Preacher Moss is considered the “Godfather of Muslim Comedy.” He’s the founder of the groundbreaking comedy project, “Allah Made Me Funny,’ The Official Muslim Comedy Tour. Many of the present day Muslim comedians like Mo Amer, Hassan Minhaj, Ramy Youssef , and the like enjoy mainstream success, because in many opinions, “Preacher Moss blazed a path for them.” Says Preacher Moss, “ I’m only great because others wanted to see me be great. I simply did the same when I could. Allah is God Keep It Simple”
However in 2019, Preacher Moss faced the hard facts - the great American narrative of Muslim Americans consistently leaves out stories of Black Muslims and the art the compels their very existence. “They either embrace Malcolm after Hajj (read: after leaving the Nation of Islam) or pick it up rejecting Louis Farrakhan in today's terms,” he says. The pathways for a “Preacher Moss” in today’s marketplace are few and far between. These are simply the facts.

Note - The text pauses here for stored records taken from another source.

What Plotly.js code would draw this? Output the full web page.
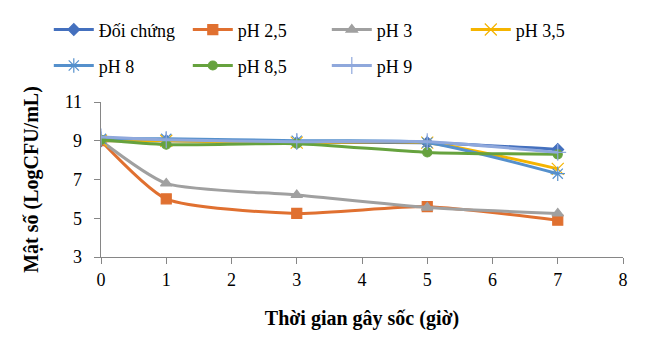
<!DOCTYPE html>
<html>
<head>
<meta charset="utf-8">
<script src="https://cdn.plot.ly/plotly-3.0.1.min.js"></script>
<style>html,body{margin:0;padding:0;background:#fff;}#chart{width:652px;height:355px;}</style>
</head>
<body>
<div id="chart"></div>
<script>
const hours = [0, 1, 3, 5, 7];
const seriesNames = ["Đối chứng", "pH 2,5", "pH 3", "pH 3,5", "pH 8", "pH 8,5", "pH 9"];
const doiChung = [9.0, 9.0, 8.9, 8.9, 8.55];
const pH25 = [9.0, 6.0, 5.25, 5.6, 4.9];
const pH3 = [9.0, 6.8, 6.2, 5.55, 5.25];
const pH35 = [9.0, 9.0, 8.9, 8.9, 7.55];
const pH8 = [9.1, 9.1, 9.0, 8.9, 7.3];
const pH85 = [9.05, 8.8, 8.85, 8.4, 8.3];
const pH9 = [9.2, 9.05, 8.95, 8.95, 8.4];
const xTicks = [0, 1, 2, 3, 4, 5, 6, 7, 8];
const yTicks = [3, 5, 7, 9, 11];

const values = [doiChung, pH25, pH3, pH35, pH8, pH85, pH9];
const colors = ["#4470BE", "#E07030", "#A0A0A0", "#F5B400", "#5590CC", "#66A23E", "#8FA8DC"];
const symbols = ["diamond", "square", "triangle-up", "x-thin-open", "asterisk-open", "circle", "cross-thin-open"];
const msizes = [9, 10, 10, 12, 12, 9, 12];

const traces = values.map((v, i) => ({
  x: hours, y: v, name: seriesNames[i], type: "scatter", mode: "lines+markers",
  legend: i < 4 ? "legend" : "legend2",
  line: {color: colors[i], width: 3, shape: "spline", smoothing: 0.6},
  marker: {symbol: symbols[i], size: msizes[i], color: colors[i], line: {color: colors[i], width: 1.2}}
}));

const legendBase = {orientation: "h", xref: "paper", yref: "paper", x: -0.1, xanchor: "left", yanchor: "top",
  entrywidth: 84, itemwidth: 40, font: {size: 18}, bgcolor: "rgba(0,0,0,0)"};

const layout = {
  width: 652, height: 355,
  margin: {l: 101, r: 29, t: 102, b: 98},
  paper_bgcolor: "#fff", plot_bgcolor: "#fff",
  font: {family: "Liberation Serif, Times New Roman, serif", size: 18, color: "#000"},
  showlegend: true,
  legend: Object.assign({}, legendBase, {y: 1.585}),
  legend2: Object.assign({}, legendBase, {y: 1.353}),
  xaxis: {range: [0, 8], tickvals: xTicks, showgrid: false, zeroline: false, showline: true,
          linecolor: "#868686", linewidth: 1.3, ticks: "outside", ticklen: 6, tickcolor: "#868686",
          title: {text: "<b>Thời gian gây sốc (giờ)</b>", font: {size: 20}, standoff: 22}},
  yaxis: {range: [3, 11], tickvals: yTicks, showgrid: false, zeroline: false, showline: true,
          linecolor: "#868686", linewidth: 1.3, ticks: "outside", ticklen: 6, tickcolor: "#868686",
          ticklabelstandoff: 8,
          title: {text: "<b>Mật số (LogCFU/mL)</b>", font: {size: 20}, standoff: 20}}
};
Plotly.newPlot("chart", traces, layout, {displayModeBar: false, staticPlot: true});
</script>
</body>
</html>
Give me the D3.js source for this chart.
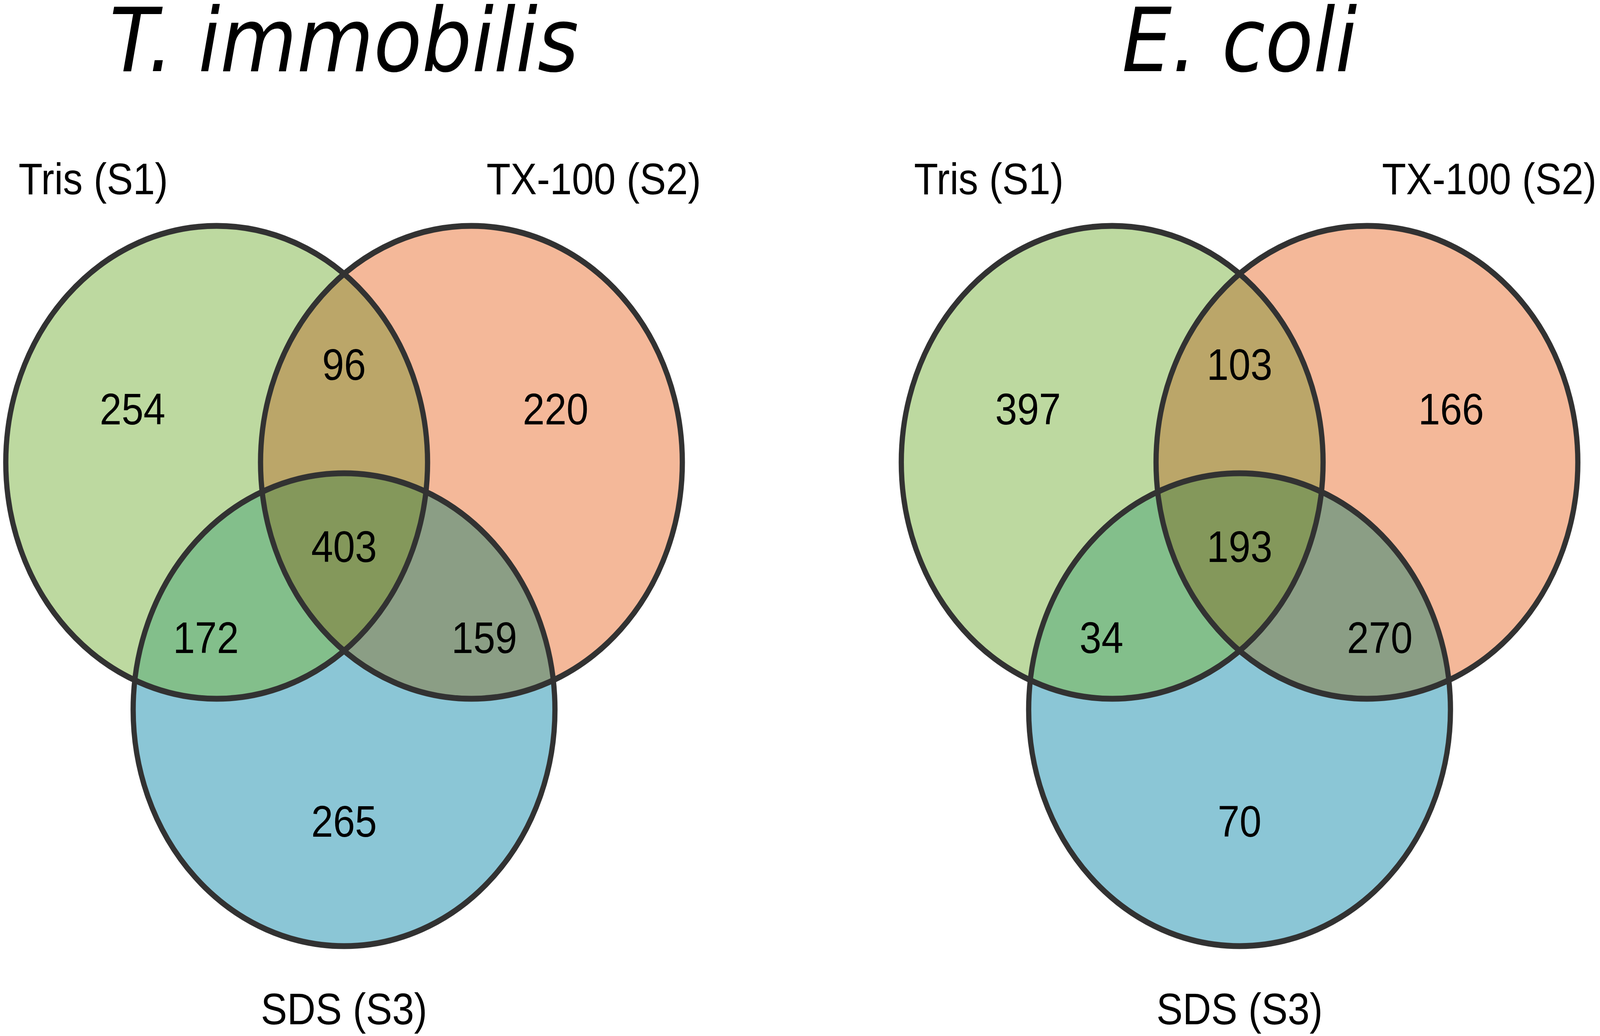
<!DOCTYPE html>
<html>
<head>
<meta charset="utf-8">
<script src="https://cdn.jsdelivr.net/npm/d3@7"></script>
<style>
  html,body{margin:0;padding:0;background:#fff;overflow:hidden;}
  svg{display:block;width:100vw;height:100vh;}
</style>
</head>
<body>
<div id="chart"></div>
<script>
/* two 3-set venn diagrams */

var W = 4590, H = 2651;

// data
var organisms = ["T. immobilis", "E. coli"];
var setNames = ["Tris (S1)", "TX-100 (S2)", "SDS (S3)"];
var regionKeys = ["100", "010", "001", "110", "101", "011", "111"];
var tImmobilisCounts = [254, 220, 265, 96, 172, 159, 403];
var eColiCounts = [397, 166, 70, 103, 34, 270, 193];
var panelCounts = [tImmobilisCounts, eColiCounts];

// colours for each region
var regionColor = {
  "100": "#bdd9a0",
  "010": "#f4b899",
  "001": "#8bc6d6",
  "110": "#bba669",
  "101": "#83bf8b",
  "011": "#8b9e85",
  "111": "#84985b"
};

// layout (in circle-radius units, r = 1)
var side = 1.208;
var centers = [
  {x: -side/2, y: -side*Math.sqrt(3)/6},
  {x:  side/2, y: -side*Math.sqrt(3)/6},
  {x: 0,       y:  side*Math.sqrt(3)/3}
];
var labelPos = {
  "100": [-1.003, -0.577],
  "010": [ 1.003, -0.577],
  "001": [ 0,      1.168],
  "110": [ 0,     -0.765],
  "101": [-0.655,  0.39],
  "011": [ 0.665,  0.39],
  "111": [ 0,      0.005]
};
var R = 605;
var panelX = [987, 3556], panelY = 1394;

// viewBox so the whole figure fills the window whatever its size
var svg = d3.select("#chart").append("svg")
  .attr("viewBox", "0 0 " + W + " " + H)
  .attr("preserveAspectRatio", "none");
svg.append("rect").attr("width", W).attr("height", H).attr("fill", "#fff");

var defs = svg.append("defs");

organisms.forEach(function(name, p){
  var x = d3.scaleLinear().domain([-1, 1]).range([panelX[p]-R, panelX[p]+R]);
  var y = d3.scaleLinear().domain([-1, 1]).range([panelY-R, panelY+R]);
  var rr = x(1) - x(0);
  var g = svg.append("g");

  // clip paths for circle A and B
  ["A","B"].forEach(function(k, i){
    defs.append("clipPath").attr("id", "clip"+k+p)
      .append("circle")
      .attr("cx", x(centers[i].x)).attr("cy", y(centers[i].y)).attr("r", rr);
  });

  function circ(sel, i){
    return sel.append("circle")
      .attr("cx", x(centers[i].x)).attr("cy", y(centers[i].y)).attr("r", rr);
  }

  // single sets
  circ(g, 0).attr("fill", regionColor["100"]);
  circ(g, 1).attr("fill", regionColor["010"]);
  circ(g, 2).attr("fill", regionColor["001"]);
  // pairwise overlaps
  circ(g, 1).attr("fill", regionColor["110"]).attr("clip-path", "url(#clipA"+p+")");
  circ(g, 2).attr("fill", regionColor["101"]).attr("clip-path", "url(#clipA"+p+")");
  circ(g, 2).attr("fill", regionColor["011"]).attr("clip-path", "url(#clipB"+p+")");
  // triple overlap
  var gA = g.append("g").attr("clip-path", "url(#clipA"+p+")");
  circ(gA, 2).attr("fill", regionColor["111"]).attr("clip-path", "url(#clipB"+p+")");

  // outlines
  g.selectAll("circle.outline")
    .data(centers).enter()
    .append("circle")
    .attr("class", "outline")
    .attr("cx", function(d){return x(d.x);})
    .attr("cy", function(d){return y(d.y);})
    .attr("r", rr)
    .attr("fill", "none")
    .attr("stroke", "#323232")
    .attr("stroke-width", 15);

  // region counts
  g.selectAll("text.count")
    .data(regionKeys).enter()
    .append("text")
    .attr("class", "count")
    .attr("x", function(k){return x(labelPos[k][0]);})
    .attr("y", function(k){return y(labelPos[k][1]);})
    .attr("dy", "0.36em")
    .attr("text-anchor", "middle")
    .style("font-family", "'Liberation Sans', Arial, sans-serif")
    .style("font-size", "113px")
    .attr("fill", "#000")
    .text(function(k, i){return panelCounts[p][i];});

  // set labels
  var setPos = [
    {x: centers[0].x - 0.585, y: centers[0].y - 1.134},
    {x: centers[1].x + 0.58,  y: centers[1].y - 1.134},
    {x: centers[2].x,         y: centers[2].y + 1.33}
  ];
  g.selectAll("text.setlabel")
    .data(setNames).enter()
    .append("text")
    .attr("class", "setlabel")
    .attr("x", function(d, i){return x(setPos[i].x);})
    .attr("y", function(d, i){return y(setPos[i].y);})
    .attr("text-anchor", "middle")
    .style("font-family", "'Liberation Sans', Arial, sans-serif")
    .style("font-size", "113px")
    .attr("fill", "#000")
    .text(function(d){return d;});

  // title
  svg.append("text")
    .attr("x", x(0))
    .attr("y", 182)
    .attr("text-anchor", "middle")
    .style("font-family", "'DejaVu Sans', sans-serif")
    .style("font-style", "italic")
    .style("font-size", "226px")
    .attr("fill", "#000")
    .text(name);
});
</script>
</body>
</html>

Understanding these facts, Preacher Moss has to embrace the hard realism that authenticity for most intensive purposes lays between the parameters of current anti-Muslim racism or anti-immigrant racism. This is where dominant culture seeks to see Black Muslim identity and authenticity express itself. What is the solution?
The answer is that you go back to your roots, your history, and your voice, and teach. Preacher Moss embraces the idea of the “unconventional” and takes it to dimensions never thought before. Inspired by tradition of jazz great, John Coltrane, and his epic musical work, “Love Supreme,” Preacher Moss reclaims, and carves out a new space for not just Black Muslim identity, and narrative. He carves it out for everyone. In a one-in-a-lifetime presentation, Preacher Moss takes you the intersection of indigenous narratives of jazz, comedy, and spirituality in his comedy opus, “Love Supreme: An Anatomy of Gratitude.”